The cut of lobster is equally important. I've always found tail meat unpleasantly chewy. New shell tail is much better, but, still, claw and knuckle are the most tender and flavorful. One perfect, intact claw looks inspiring sitting atop a lobster roll, but the wrong claw can be spongy. Knuckle, however, which I'd never thought about until Kingston rocked my world, is always perfect.

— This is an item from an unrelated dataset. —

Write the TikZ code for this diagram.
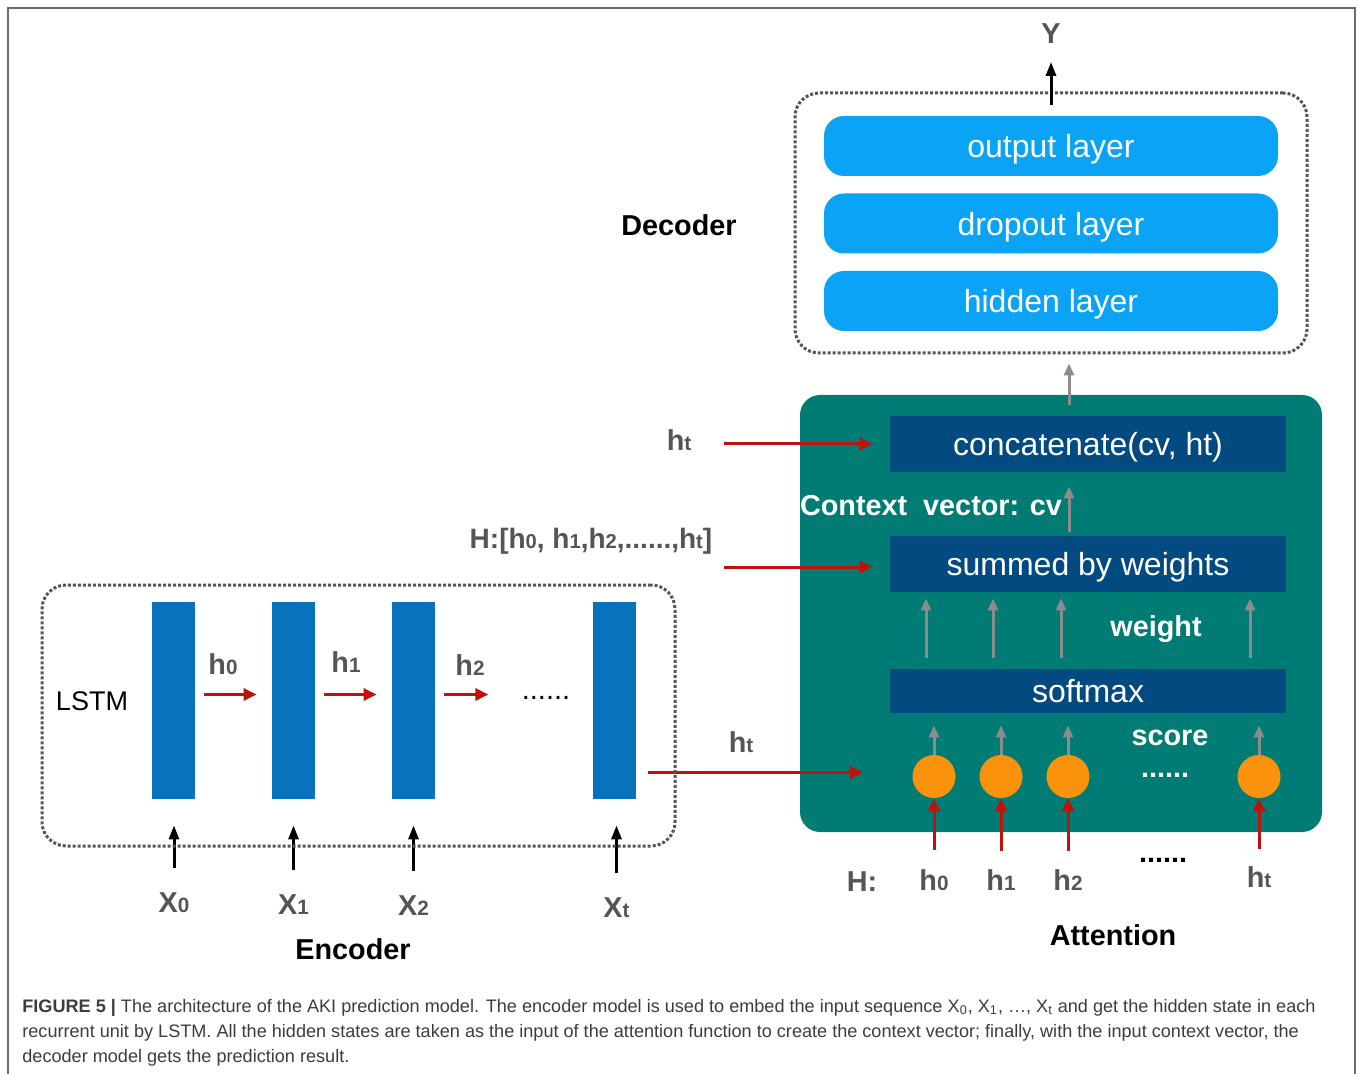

That was the moment I started dreaming about an all-knuckle sandwich. The problem, of course, is that knuckle provides only 10 percent of the meat on a lobster. The legs kick in another 10 percent, the claws 35 percent and the tail the remaining 45 percent. Most places use everything in their lobster rolls. A chicken lobster yields about four ounces of meat, just enough for a solid lobster roll. A few righteous places, like Luke's Lobster, use just claw and knuckle. But nobody in the history of the coast has ever truly knuckled up and served an all-knuckle roll. The math is daunting: A new shell lobster yields less than half an ounce of knuckle meat, so it would take 10 one-and-a-quarter-pound lobsters to yield enough knuckle for one roll. Crazy.

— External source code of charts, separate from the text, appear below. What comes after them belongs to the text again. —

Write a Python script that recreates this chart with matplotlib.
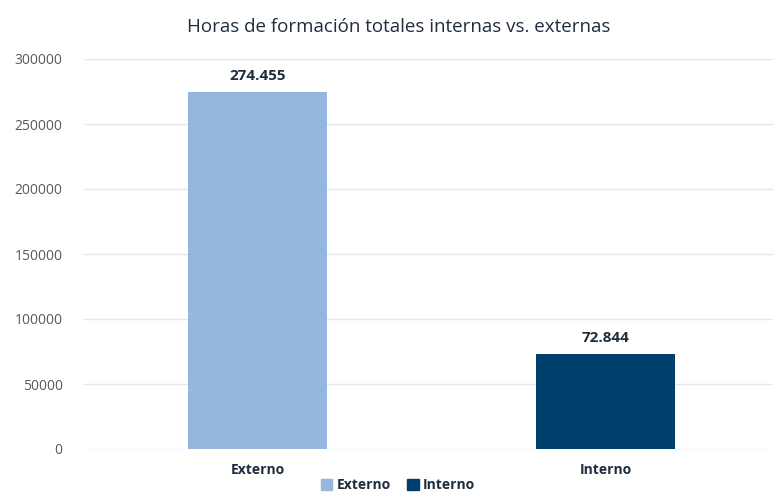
import matplotlib.pyplot as plt
from matplotlib.patches import Patch

categorias = ['Externo', 'Interno']
horas = [274455, 72844]
etiquetas = ['274.455', '72.844']
colores = ['#95b7de', '#003f6b']

plt.rcParams['font.family'] = ['Open Sans', 'DejaVu Sans']

fig = plt.figure(figsize=(7.73, 4.93), dpi=100)
ax = fig.add_axes([83.5 / 773, 1 - 449 / 493, 1 - 83.5 / 773, (449 - 59) / 493])

x = range(len(categorias))
barras = ax.bar(x, horas, width=0.4, color=colores, zorder=2)

for b, txt in zip(barras, etiquetas):
    ax.text(b.get_x() + b.get_width() / 2, b.get_height() + 7000, txt,
            ha='center', va='bottom', fontsize=11, fontweight='bold', color='#1f2d3d')

ax.set_ylim(0, 300000)
ax.set_xlim(-0.5, 1.5 - 6.5 / 348)
ax.set_yticks(range(0, 300001, 50000))
ax.set_xticks(list(x))
ax.set_xticklabels(categorias, fontsize=10, fontweight='bold', color='#1f2d3d')
ax.tick_params(axis='y', labelsize=10, labelcolor='#595959', length=0, pad=15)
ax.tick_params(axis='x', length=0, pad=10)
ax.grid(axis='y', color='#dde8f0', linewidth=1, zorder=0)
for s in ax.spines.values():
    s.set_visible(False)

fig.text(0.516, 0.945, 'Horas de formación totales internas vs. externas',
         ha='center', va='center', fontsize=13.5, color='#1f2d3d')

manejadores = [Patch(color=c, label=l) for c, l in zip(colores, categorias)]
fig.legend(handles=manejadores, loc='lower center', bbox_to_anchor=(0.515, -0.018),
           ncol=2, frameon=False, handlelength=0.8, handleheight=0.8,
           handletextpad=0.3, columnspacing=1.2, borderpad=0.2,
           prop={'weight': 'bold', 'size': 10})
for t in fig.legends[0].get_texts():
    t.set_color('#1f2d3d')

fig.savefig('out.png', dpi=100)
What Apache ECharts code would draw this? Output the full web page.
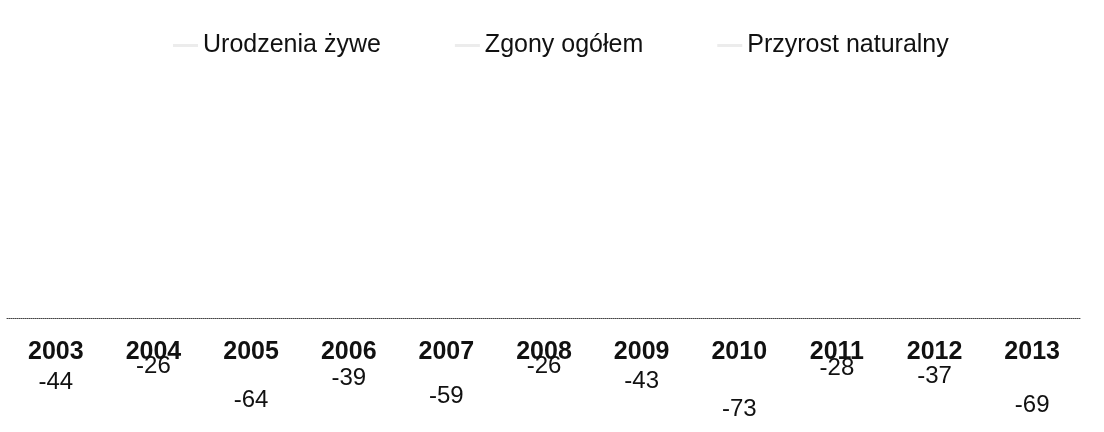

Yet irresistible. I had Luke's Lobster send me two pounds of pure knuckle meat. (Do not try this at home—it involved a lot of negotiations—but you can find good sources of claw and knuckle meat online at about $75 for two pounds.) Then I thought about sauce. Lobster Nazis insist on miserly traces of butter or mayo and nothing else. Yet I kept thinking about Eventide's crustacean Mona Lisa, so generous with the brown butter. I wanted a healthy dollop of butter and mayo at the same time. Butter tastes great but doesn't cling well, while unctuous mayo can never quite escape its rubbery potato salad soul. Ah, but the combo . . . a nice nutty, lemony brown-butter hollandaise turns out to be lobster's soul mate.
Then there's the bun. The butter-toasted, split-top J.J. Nissen hot dog bun is sacrosanct in New England hearts yet functionally flawed. Lobster rolls have to be bountiful with pink meat spilling out of the top, and the hot dog bun was just not designed with that kind of structural integrity. Besides, all that cottony fluff seems to smother flavor rather than highlight it.
Options? Eventide's steamed buns are unrealistic for the weekend shack warrior. So I settled on mini challah breads. They were perfect. Soft and plush, unobtrusive, surprisingly strong and pliable enough to be packed with extra meat. Having nodded to tradition, I then broke decisively from it, adding some lobster banh mi (knuckle meat, spicy fish-sauce mayo, pickled carrots, basil and cilantro on a baguette) and lobster smørrebrød (Danish rye bread, butter, radishes, hard-cooked egg and knuckle meat with dill on top). Sorry, J.J. Nissen.
On the side: Cape Cod kettle chips and a glass of Saison Dell'Aragosta from Maine's Oxbow Brewing, a delicious, tide-scented gose brewed with live lobsters and sea salt. (Sadly, it's barrel aged for a year and is sold out until next fall.)
The verdict? As we get older, we discover that fewer and fewer things in life live up to the hype. This was not one of those times. Biting into my knuckle sandwich was like sucking the head of the god of all crustaceans. Every perfect, pillow-tender, bite-size piece of meat seemed like it had been juiced with lobster stock. I basked in a cloud of Down East essence and slammed a glass of Aragosta as a chaser. I don't know if I'll ever be able to pull off another knuckle sandwich, but I do know that I'll never take that little joint for granted again.